Users must provide one or more ID columns (1) to FeatureSpec, telling Metaxy how to uniquely identify feature samples.

  1. ID columns are almost a primary key. The difference is quite subtle: Metaxy may interact with storage systems which do not technically have the concept of a primary key and may allow multiple rows to have the same ID columns (which are deduplicated by Metaxy).

Since "raw/video" is a root feature, it doesn't have any dependencies.

That's it! Easy.

Why classes?

Some of the tooling Metaxy is aiming to integrate with, such as SQLModel or Lance are using class-based table definitions. It was practical to start from this interface, since it's somewhat more complicated to implement and support. More feature definition and registration methods are likely to be introduced in the future, since Metaxy doesn't use the class information in any way (1). Additionally, users may want to construct instances of these Pydantic classes, and Pydantic can be used for data validation and type safety.

  1. That's a little lie. The Dagster integration uses the original class to extract the table schema for visualization purposes, but we are exploring alternative solutions in anam-org/metaxy

Tip

You may now use VideoFeature.spec() class method to access the original feature spec: it's bound to the class.

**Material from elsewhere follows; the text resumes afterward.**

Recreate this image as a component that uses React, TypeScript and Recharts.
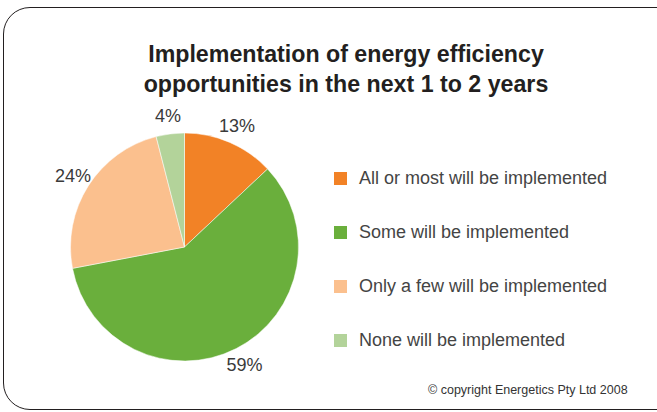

Now let's define a child feature.

class Transcript(
    mx.BaseFeature,
    spec=mx.FeatureSpec(key="processed/transcript", id_columns=["video_id"], deps=[VideoFeature]),
):
    transcript_path: str
    speakers_json_path: str
    num_speakers: int
The God FeatureGraph object

Features live on a global FeatureGraph object (typically users do not need to interact with it directly).

Hurray! You get the idea.

Field-Level Lineage

A core (1) feature of Metaxy is the concept of field-level lineage. These are used to define dependencies between logical fields of features.

  1. really a killer 🔫

Abstract

A Metaxy field is not to be confused with metadata column. Columns refer to metadata and are stored in metadata stores (such as databases) supported by Metaxy. (1)

  1. columns can be defined with Pydantic fields 😅

Fields refer to data and are purely logical - users are free to define them as they see fit. Fields are supposed to represent parts of data that users care about. For example, a "raw/video" feature - an .mp4 file - may have frames and audio fields.

At this point, careful readers have probably noticed that the "processed/transcript" feature from the example above should not depend on the full video: it only needs the audio track in order to generate the transcript. Let's express this with Metaxy:

class Transcript(
    mx.BaseFeature,
    spec=mx.FeatureSpec(key="processed/transcript", id_columns=["video_id"], fields=[
        mx.FieldSpec(
            key="text",
            deps=[mx.FieldDep(feature=VideoFeature, fields=["audio"])],
        )
    ],),
):
    transcript_path: str
    speakers_json_path: str
    num_speakers: int

The Data Versioning docs explain more about how Metaxy calculates versions for different components of a feature graph.

Attaching custom metadata

Users can attach arbitrary JSON-like metadata dictionary to feature specs, typically used for declaring ownership, providing information to third-party tooling, or documentation purposes. This metadata does not influence graph topology or the versioning system.